Dataset records
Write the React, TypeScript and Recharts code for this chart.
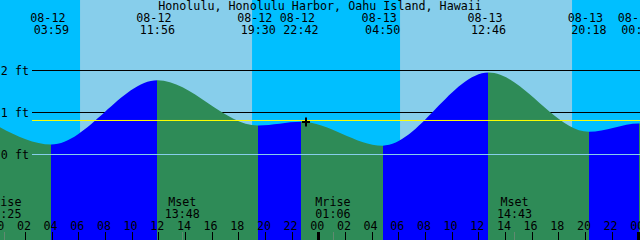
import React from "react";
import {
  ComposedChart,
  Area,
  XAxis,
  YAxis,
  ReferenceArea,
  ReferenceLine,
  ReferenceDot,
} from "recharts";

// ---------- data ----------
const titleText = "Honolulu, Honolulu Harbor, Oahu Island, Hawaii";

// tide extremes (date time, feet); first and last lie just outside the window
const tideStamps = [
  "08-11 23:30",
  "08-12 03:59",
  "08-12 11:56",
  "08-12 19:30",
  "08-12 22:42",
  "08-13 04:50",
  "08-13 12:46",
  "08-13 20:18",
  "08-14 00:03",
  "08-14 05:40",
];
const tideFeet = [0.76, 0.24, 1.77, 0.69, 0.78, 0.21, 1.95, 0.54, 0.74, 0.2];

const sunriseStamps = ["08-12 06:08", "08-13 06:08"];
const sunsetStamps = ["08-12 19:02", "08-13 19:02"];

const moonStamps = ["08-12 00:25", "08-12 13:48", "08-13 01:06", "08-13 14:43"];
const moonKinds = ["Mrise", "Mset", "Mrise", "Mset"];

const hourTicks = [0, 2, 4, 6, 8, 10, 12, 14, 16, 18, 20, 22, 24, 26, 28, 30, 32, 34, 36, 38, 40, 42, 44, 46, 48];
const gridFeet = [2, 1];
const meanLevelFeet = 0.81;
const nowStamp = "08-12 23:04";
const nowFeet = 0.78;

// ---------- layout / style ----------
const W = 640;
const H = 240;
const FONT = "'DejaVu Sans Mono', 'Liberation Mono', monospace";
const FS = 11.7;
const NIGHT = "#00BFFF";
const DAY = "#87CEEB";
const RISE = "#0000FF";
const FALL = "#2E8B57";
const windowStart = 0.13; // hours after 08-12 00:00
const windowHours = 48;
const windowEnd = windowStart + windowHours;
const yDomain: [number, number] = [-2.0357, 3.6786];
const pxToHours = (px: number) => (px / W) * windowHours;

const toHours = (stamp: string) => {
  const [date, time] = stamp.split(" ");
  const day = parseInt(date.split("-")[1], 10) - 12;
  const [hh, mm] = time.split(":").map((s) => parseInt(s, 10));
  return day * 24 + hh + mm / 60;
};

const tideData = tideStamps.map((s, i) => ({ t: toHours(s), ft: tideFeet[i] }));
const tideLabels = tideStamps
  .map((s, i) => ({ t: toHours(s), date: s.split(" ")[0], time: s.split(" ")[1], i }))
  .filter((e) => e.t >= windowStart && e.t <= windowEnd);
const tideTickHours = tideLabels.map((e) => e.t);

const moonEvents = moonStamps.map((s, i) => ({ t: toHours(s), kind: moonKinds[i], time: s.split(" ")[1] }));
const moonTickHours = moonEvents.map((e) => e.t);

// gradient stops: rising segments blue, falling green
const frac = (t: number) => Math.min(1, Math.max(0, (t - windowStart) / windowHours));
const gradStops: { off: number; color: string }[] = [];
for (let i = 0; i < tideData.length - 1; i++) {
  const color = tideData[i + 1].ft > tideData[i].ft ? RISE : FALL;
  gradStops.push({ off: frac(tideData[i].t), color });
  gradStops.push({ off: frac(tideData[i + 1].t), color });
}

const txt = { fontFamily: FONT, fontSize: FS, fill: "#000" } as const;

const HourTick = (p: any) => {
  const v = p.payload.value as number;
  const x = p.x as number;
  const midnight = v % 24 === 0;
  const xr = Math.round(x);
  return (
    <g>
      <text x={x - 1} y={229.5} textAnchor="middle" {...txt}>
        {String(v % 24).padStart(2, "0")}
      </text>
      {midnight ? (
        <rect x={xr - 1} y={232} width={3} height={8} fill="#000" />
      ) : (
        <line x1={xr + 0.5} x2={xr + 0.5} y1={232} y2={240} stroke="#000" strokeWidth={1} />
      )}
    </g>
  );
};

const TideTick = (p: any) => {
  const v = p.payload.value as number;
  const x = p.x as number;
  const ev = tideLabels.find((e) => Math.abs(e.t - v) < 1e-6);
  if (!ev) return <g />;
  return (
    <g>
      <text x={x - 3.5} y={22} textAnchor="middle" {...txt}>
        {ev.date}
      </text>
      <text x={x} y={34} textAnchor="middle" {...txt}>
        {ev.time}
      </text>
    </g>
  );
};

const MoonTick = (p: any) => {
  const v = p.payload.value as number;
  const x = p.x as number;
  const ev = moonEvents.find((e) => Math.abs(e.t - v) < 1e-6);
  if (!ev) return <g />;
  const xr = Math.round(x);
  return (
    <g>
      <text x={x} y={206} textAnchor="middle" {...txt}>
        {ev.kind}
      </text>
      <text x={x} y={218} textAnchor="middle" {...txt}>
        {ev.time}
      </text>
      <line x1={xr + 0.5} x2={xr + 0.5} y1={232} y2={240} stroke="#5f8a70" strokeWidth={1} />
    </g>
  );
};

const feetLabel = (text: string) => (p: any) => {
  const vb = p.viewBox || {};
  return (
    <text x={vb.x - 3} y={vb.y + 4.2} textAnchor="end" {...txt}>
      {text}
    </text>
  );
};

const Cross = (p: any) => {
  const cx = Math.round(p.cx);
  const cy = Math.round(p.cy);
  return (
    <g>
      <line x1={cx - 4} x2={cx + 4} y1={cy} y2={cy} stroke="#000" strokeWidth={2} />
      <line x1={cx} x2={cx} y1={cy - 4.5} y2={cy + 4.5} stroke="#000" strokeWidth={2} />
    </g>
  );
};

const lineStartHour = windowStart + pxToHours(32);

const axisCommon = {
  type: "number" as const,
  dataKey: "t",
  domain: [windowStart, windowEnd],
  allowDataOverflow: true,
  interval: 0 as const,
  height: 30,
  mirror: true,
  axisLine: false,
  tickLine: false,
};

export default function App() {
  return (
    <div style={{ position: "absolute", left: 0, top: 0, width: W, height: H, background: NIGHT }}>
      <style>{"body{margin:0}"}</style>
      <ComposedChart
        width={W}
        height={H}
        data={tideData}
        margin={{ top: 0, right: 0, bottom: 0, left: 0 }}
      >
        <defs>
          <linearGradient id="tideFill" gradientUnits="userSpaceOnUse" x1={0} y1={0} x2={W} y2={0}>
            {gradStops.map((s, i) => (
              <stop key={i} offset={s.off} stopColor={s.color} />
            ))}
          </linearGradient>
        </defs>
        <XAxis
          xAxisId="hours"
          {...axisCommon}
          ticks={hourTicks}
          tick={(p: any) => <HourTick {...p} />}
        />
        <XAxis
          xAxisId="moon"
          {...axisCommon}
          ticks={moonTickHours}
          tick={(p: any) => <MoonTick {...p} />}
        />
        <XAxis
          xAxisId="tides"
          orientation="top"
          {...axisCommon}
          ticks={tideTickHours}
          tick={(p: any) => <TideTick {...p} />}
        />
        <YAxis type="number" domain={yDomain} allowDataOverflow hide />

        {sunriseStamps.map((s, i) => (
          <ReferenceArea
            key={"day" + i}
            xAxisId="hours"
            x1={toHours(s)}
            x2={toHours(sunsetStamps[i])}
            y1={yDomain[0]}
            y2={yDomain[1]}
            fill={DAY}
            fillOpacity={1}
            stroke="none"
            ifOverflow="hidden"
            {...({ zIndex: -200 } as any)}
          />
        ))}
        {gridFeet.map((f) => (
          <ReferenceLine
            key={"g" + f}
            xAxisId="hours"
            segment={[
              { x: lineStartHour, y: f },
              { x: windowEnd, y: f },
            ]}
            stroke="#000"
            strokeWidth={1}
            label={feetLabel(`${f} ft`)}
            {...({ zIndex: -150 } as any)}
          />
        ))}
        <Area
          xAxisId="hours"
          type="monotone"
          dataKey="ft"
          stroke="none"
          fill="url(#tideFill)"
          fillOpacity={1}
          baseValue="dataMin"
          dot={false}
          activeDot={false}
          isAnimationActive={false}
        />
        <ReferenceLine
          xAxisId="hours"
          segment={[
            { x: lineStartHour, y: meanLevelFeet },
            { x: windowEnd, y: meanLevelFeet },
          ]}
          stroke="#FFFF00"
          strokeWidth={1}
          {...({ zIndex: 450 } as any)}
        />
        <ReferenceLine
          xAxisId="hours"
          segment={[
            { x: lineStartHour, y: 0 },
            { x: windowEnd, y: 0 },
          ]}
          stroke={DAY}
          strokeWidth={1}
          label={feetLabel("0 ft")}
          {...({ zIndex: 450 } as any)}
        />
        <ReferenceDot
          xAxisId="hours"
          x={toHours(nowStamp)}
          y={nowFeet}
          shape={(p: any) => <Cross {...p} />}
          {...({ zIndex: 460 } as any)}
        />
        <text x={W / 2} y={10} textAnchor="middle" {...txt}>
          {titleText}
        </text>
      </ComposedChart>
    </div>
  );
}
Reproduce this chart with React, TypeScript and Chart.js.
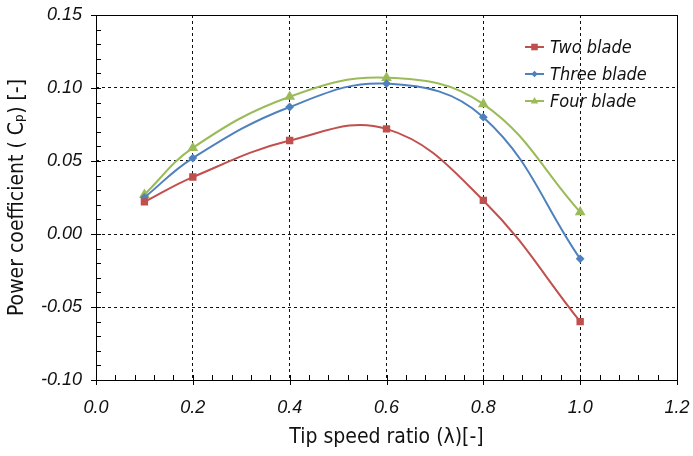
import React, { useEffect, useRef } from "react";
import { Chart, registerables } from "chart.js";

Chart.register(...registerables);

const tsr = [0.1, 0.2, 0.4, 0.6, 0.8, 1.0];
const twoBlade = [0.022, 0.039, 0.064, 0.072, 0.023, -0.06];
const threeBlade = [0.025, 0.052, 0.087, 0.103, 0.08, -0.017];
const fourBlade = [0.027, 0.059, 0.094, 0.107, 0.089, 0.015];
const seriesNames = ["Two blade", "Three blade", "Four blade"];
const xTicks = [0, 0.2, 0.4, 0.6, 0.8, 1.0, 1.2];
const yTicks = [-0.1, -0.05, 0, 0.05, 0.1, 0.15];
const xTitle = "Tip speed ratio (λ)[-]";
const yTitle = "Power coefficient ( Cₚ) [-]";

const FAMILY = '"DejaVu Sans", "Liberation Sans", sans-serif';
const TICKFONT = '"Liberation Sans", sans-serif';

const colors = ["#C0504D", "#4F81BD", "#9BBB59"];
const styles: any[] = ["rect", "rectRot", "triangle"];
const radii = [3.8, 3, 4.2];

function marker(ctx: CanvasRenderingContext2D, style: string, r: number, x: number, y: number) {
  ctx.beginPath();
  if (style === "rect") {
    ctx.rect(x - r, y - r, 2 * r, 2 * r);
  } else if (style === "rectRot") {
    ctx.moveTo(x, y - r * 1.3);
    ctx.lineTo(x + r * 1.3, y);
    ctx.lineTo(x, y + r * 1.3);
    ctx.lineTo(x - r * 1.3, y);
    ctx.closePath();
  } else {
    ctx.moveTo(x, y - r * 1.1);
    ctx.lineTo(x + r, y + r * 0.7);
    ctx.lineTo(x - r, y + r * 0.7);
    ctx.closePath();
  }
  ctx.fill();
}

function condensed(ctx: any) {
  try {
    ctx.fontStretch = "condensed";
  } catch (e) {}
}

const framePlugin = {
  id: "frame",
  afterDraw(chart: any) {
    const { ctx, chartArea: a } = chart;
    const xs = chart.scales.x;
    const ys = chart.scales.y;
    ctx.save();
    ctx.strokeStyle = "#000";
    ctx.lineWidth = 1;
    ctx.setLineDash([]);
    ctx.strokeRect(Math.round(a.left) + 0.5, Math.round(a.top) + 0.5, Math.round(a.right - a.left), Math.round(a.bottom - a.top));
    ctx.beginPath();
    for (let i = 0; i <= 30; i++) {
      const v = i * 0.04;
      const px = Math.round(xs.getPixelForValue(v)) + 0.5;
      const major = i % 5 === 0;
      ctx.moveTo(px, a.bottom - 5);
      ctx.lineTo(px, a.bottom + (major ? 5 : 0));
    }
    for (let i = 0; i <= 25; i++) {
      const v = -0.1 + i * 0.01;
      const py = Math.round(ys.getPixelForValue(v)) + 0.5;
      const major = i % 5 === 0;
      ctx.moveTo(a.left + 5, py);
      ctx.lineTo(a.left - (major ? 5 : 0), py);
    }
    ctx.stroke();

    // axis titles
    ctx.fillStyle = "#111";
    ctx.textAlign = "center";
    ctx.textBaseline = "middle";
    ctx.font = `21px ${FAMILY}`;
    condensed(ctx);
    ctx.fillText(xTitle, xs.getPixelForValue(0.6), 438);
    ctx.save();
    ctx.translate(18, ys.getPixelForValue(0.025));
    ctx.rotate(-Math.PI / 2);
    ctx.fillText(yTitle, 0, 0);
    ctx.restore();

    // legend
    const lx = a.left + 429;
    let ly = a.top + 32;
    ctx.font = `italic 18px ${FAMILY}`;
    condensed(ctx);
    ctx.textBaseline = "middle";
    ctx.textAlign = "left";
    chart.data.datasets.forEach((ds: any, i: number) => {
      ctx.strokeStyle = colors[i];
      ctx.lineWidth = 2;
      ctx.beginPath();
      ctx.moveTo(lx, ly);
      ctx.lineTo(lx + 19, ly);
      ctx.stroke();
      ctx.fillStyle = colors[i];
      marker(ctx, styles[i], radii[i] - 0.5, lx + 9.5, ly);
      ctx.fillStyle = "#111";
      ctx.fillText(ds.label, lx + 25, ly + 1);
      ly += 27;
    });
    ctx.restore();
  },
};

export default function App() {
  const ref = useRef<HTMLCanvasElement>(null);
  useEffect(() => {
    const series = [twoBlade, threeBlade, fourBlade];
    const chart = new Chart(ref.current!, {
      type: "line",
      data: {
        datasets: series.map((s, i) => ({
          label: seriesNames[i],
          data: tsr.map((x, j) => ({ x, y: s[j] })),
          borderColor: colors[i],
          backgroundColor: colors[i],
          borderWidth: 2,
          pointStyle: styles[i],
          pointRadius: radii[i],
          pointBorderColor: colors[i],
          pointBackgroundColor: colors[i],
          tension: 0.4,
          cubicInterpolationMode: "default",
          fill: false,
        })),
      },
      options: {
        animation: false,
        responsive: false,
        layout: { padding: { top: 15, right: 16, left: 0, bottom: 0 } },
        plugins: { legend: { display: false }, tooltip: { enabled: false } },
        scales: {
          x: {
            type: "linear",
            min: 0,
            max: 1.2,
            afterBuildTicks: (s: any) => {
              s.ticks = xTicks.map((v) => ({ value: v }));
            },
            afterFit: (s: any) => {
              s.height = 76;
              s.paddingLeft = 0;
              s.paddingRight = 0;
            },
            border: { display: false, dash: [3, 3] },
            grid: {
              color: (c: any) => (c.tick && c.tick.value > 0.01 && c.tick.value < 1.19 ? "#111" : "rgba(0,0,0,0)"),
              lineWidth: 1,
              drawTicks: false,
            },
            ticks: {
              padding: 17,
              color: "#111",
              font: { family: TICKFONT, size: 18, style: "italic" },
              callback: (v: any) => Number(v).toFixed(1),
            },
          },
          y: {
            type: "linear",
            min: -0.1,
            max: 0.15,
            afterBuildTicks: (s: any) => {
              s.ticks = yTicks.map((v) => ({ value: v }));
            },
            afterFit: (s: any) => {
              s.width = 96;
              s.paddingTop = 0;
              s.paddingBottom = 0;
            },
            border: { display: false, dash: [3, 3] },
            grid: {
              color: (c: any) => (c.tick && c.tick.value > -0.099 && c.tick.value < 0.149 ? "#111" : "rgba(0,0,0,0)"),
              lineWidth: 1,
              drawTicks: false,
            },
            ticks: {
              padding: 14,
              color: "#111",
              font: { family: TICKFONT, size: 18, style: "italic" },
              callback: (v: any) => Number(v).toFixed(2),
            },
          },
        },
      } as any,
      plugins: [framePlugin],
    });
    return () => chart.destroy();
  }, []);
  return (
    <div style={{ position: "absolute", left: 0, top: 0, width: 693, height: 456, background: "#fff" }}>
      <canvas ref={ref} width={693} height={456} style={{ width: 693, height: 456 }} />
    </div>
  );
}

Written task
Search the preceding listing for the word "React" and pull out every line that holds it.

Solved problem
Write the React, TypeScript and Recharts code for this chart.
import React from "react";
Reproduce this chart with React, TypeScript and Chart.js.
import React, { useEffect, useRef } from "react";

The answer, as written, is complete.